I get chills everytime I watch that part!!!

Gary
 
Life can be dangerous.....

Cornerman said:
The line was a double entendre

I used a double entendre once at a the pool room. I barely got out with my life!! :shocked2:

Ray
(Red Necks don't get them):o
 
More real players in TCOM

Cannonball55 said:
I just had an idea for another thread that I'll include here instead - name the players and pool characters that appeared in TCOM - I can think of

McCready ( of course )
Grady Mathews
Jimmy Mataya
Steve Mizerak

Some additional pool players that were in the movie.

Larry Schwartz - writer for pool mag. "Larry, to the green room"
Joey Gold - Cognescenti Cues
Don Feeny (sp?) - "The Professor"
Harold Simonson - Billiard's Digest owner, owner of Harold's pool room, daughter Sherry married to Ron Griffit (sp?)
Angel Maryrouche - local Chicago pool player
 
kath13 said:
Some additional pool players that were in the movie.
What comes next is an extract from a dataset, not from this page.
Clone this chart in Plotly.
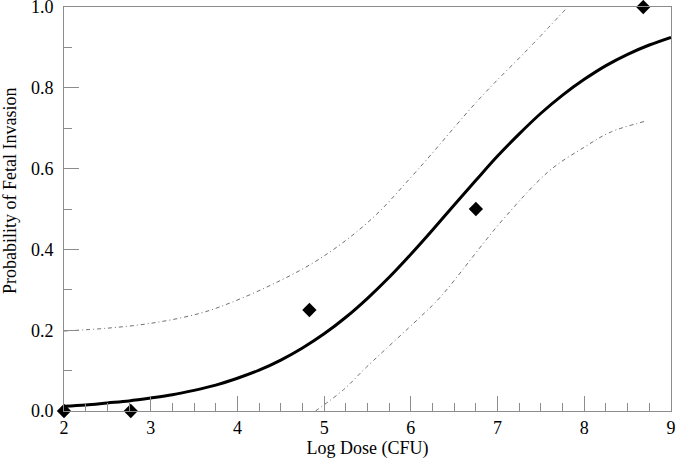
import plotly.graph_objects as go

# Observed data points
obs_dose = [2.0, 2.77, 4.83, 6.75, 8.68]
obs_prob = [0.0, 0.0, 0.25, 0.5, 1.0]

# Fitted dose-response curve
fit_dose = [2.0, 2.25, 2.5, 2.75, 3.0, 3.25, 3.5, 3.75, 4.0, 4.25, 4.5, 4.75,
            5.0, 5.25, 5.5, 5.75, 6.0, 6.25, 6.5, 6.75, 7.0, 7.25, 7.5, 7.75,
            8.0, 8.25, 8.5, 8.75, 9.0]
fit_prob = [0.012, 0.015, 0.020, 0.025, 0.032, 0.040, 0.051, 0.064, 0.081, 0.101,
            0.126, 0.156, 0.191, 0.232, 0.279, 0.331, 0.388, 0.448, 0.510, 0.571,
            0.631, 0.686, 0.737, 0.782, 0.821, 0.855, 0.883, 0.906, 0.925]

# Upper confidence band
upper_dose = [2.0, 2.5, 3.0, 3.5, 3.8, 4.38, 4.95, 5.53, 6.07, 6.80, 7.37, 7.80]
upper_prob = [0.198, 0.205, 0.217, 0.238, 0.258, 0.311, 0.377, 0.472, 0.595, 0.775, 0.90, 0.998]

# Lower confidence band
lower_dose = [4.90, 5.22, 5.49, 6.11, 6.34, 7.07, 7.60, 8.00, 8.30, 8.70]
lower_prob = [0.0, 0.052, 0.109, 0.233, 0.282, 0.476, 0.595, 0.653, 0.690, 0.717]

x_ticks = [2, 3, 4, 5, 6, 7, 8, 9]
y_ticks = [0.0, 0.2, 0.4, 0.6, 0.8, 1.0]

band_color = "#707070"
band_dash = "4px,3px,1px,3px"
axis_color = "#8c8c8c"
font_family = "Liberation Serif"

fig = go.Figure()
fig.add_trace(go.Scatter(x=upper_dose, y=upper_prob, mode="lines",
                         line=dict(color=band_color, width=1, dash=band_dash,
                                   shape="spline", smoothing=1.0),
                         hoverinfo="skip", showlegend=False))
fig.add_trace(go.Scatter(x=lower_dose, y=lower_prob, mode="lines",
                         line=dict(color=band_color, width=1, dash=band_dash,
                                   shape="spline", smoothing=1.0),
                         hoverinfo="skip", showlegend=False))
fig.add_trace(go.Scatter(x=fit_dose, y=fit_prob, mode="lines",
                         line=dict(color="black", width=3, shape="spline"),
                         showlegend=False))
fig.add_trace(go.Scatter(x=obs_dose, y=obs_prob, mode="markers",
                         marker=dict(symbol="diamond", size=11, color="black"),
                         cliponaxis=False, showlegend=False))

fig.update_layout(
    width=676, height=464,
    margin=dict(l=64, r=5, t=7, b=53, autoexpand=False),
    plot_bgcolor="white", paper_bgcolor="white",
    font=dict(family=font_family, size=18, color="black"),
    xaxis=dict(
        range=[2, 9], tickvals=x_ticks, ticktext=[str(v) for v in x_ticks],
        ticks="inside", ticklen=15, tickwidth=1, tickcolor=axis_color,
        minor=dict(dtick=0.25, ticks="inside", ticklen=8, tickcolor=axis_color, tickwidth=1),
        showline=True, linecolor=axis_color, linewidth=1, mirror=True,
        showgrid=False, zeroline=False,
        title=dict(text="Log Dose (CFU)", font=dict(size=18), standoff=2),
        tickfont=dict(size=18), ticklabelstandoff=0,
        ticklabeloverflow="allow", automargin=False,
    ),
    yaxis=dict(
        range=[0, 1], tickvals=y_ticks, ticktext=[f"{v:.1f}" for v in y_ticks],
        ticks="inside", ticklen=15, tickwidth=1, tickcolor=axis_color,
        minor=dict(dtick=0.1, ticks="inside", ticklen=8, tickcolor=axis_color, tickwidth=1),
        showline=True, linecolor=axis_color, linewidth=1, mirror=True,
        showgrid=False, zeroline=False,
        tickfont=dict(size=18), ticklabelstandoff=6,
        ticklabeloverflow="allow", automargin=False,
    ),
    annotations=[dict(
        text="Probability of Fetal Invasion", textangle=-90,
        xref="paper", yref="paper",
        x=(10 - 64) / 607, y=(411 - 191) / 404,
        xanchor="center", yanchor="middle", showarrow=False,
        font=dict(size=18, family=font_family),
    )],
)

fig.write_html("out.html", config={"displayModeBar": False},
               post_script="document.body.style.margin='0';document.body.style.overflow='hidden';")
Larry Schwartz - writer for pool mag. "Larry, to the green room"
Joey Gold - Cognescenti Cues
Don Feeny (sp?) - "The Professor"
Harold Simonson - Billiard's Digest owner, owner of Harold's pool room, daughter Sherry married to Ron Griffit (sp?)
Angel Maryrouche - local Chicago pool player

Dont forget Howard Vickery. :wink:

"It takes brains and it takes balls....... youve got too much of one, and not enough of the other......."
Chuck
 
sorry for being a little off-topic and if this question did arise before, but I wonder if there is some other meaning in the title than "The Color of Money (is green like felt)"? I didn't read a novel by Tevis, I believe the text has an answer, so anyone to describe it (if it really has another meaning)
 
best line....when they walk into the crowded poolroom and eddie says, "you smell that?" and vincent replies, "smoke?" cracks me up every time.